A value proposition is a clear, concise statement of the specific value a business delivers to its clients — what problem it solves, how it solves it, and why a client should choose it over alternatives. It's not a mission statement, a tagline, or a list of features. A strong value proposition answers the question a potential client has the moment they arrive: 'What's in this for me, and why you specifically?'
Weak value propositions are extremely common on service business websites. Phrases like 'high-quality service,' 'customer-focused approach,' 'results-driven solutions,' and 'your trusted partner' appear on virtually every competitor's site and communicate nothing distinctive. A strong value proposition is specific: 'We build custom websites for HVAC and plumbing companies that generate 3–10 new service calls per month within the first 90 days.'
The value proposition should inform every element of a business's marketing: the homepage headline, the sales call opening, the proposal framing, and the service page descriptions.
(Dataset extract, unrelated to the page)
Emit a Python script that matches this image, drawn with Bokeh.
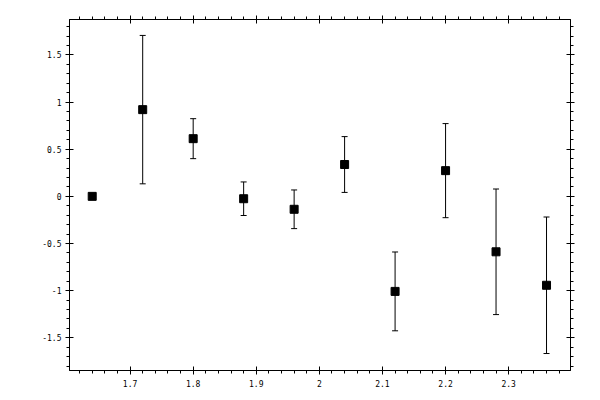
from bokeh.plotting import figure
from bokeh.models import (ColumnDataSource, Range1d, LinearAxis, SingleIntervalTicker,
                          CustomJSTickFormatter, Whisker, TeeHead)
from bokeh.embed import file_html
from bokeh.resources import INLINE

x_vals = [1.64, 1.72, 1.80, 1.88, 1.96, 2.04, 2.12, 2.20, 2.28, 2.36]
y_vals = [0.0, 0.92, 0.612, -0.025, -0.137, 0.338, -1.008, 0.273, -0.588, -0.943]
y_err = [0.0, 0.787, 0.212, 0.178, 0.205, 0.296, 0.418, 0.499, 0.666, 0.724]

lower = [y - e for y, e in zip(y_vals, y_err)]
upper = [y + e for y, e in zip(y_vals, y_err)]
src = ColumnDataSource(dict(x=x_vals, y=y_vals, lower=lower, upper=upper))

W, H = 592, 392
p = figure(width=W, height=H, output_backend="svg", toolbar_location=None,
           x_range=Range1d(1.604, 2.398), y_range=Range1d(-1.847, 1.876),
           x_axis_location=None, y_axis_location=None,
           min_border_left=69, min_border_top=19, min_border_right=22, min_border_bottom=22)
p.xgrid.visible = False
p.ygrid.visible = False
p.outline_line_color = "black"
p.outline_line_width = 1
p.background_fill_color = "white"
p.border_fill_color = "white"

fmt_code = "return String(Number(tick.toFixed(2)));"
FONT = "DejaVu Sans Mono"

def make_axis(interval, labels):
    ax = LinearAxis(ticker=SingleIntervalTicker(interval=interval, num_minor_ticks=5))
    ax.axis_line_color = "black"
    ax.major_tick_line_color = "black"
    ax.minor_tick_line_color = "black"
    ax.major_tick_in = 4
    ax.major_tick_out = 4
    ax.minor_tick_in = 0
    ax.minor_tick_out = 3
    if labels:
        ax.formatter = CustomJSTickFormatter(code=fmt_code)
        ax.major_label_text_font = FONT
        ax.major_label_text_font_size = "8px"
        ax.major_label_text_color = "black"
    else:
        ax.formatter = CustomJSTickFormatter(code="return '';")
        ax.major_label_text_font_size = "0px"
    return ax

bx = make_axis(0.1, True)
bx.major_label_standoff = 5
p.add_layout(bx, "below")
tx = make_axis(0.1, False)
tx.major_label_standoff = 0
p.add_layout(tx, "above")
ly = make_axis(0.5, True)
ly.major_label_standoff = 4
p.add_layout(ly, "left")
ry = make_axis(0.5, False)
ry.major_label_standoff = 0
p.add_layout(ry, "right")

wh = Whisker(source=src, base="x", lower="lower", upper="upper", dimension="height",
             line_color="black", line_width=1,
             lower_head=TeeHead(size=6, line_color="black", line_width=1),
             upper_head=TeeHead(size=6, line_color="black", line_width=1))
p.add_layout(wh)

p.scatter("x", "y", source=src, marker="square", size=8,
          fill_color="black", line_color="black")

open("out.html", "w").write(file_html(p, INLINE))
When a value proposition is genuinely clear and specific, writing website copy becomes straightforward — the page is simply communicating what the business already knows to be true about itself. When the value proposition is vague, nothing downstream can compensate for it.
Building a strong value proposition requires honest reflection on what your best clients actually valued about working with you, not what you wish they cared about. The most reliable method: ask 5 of your best clients why they hired you and why they stayed. The specific language they use — not your marketing language — is almost always the foundation of the most effective value proposition.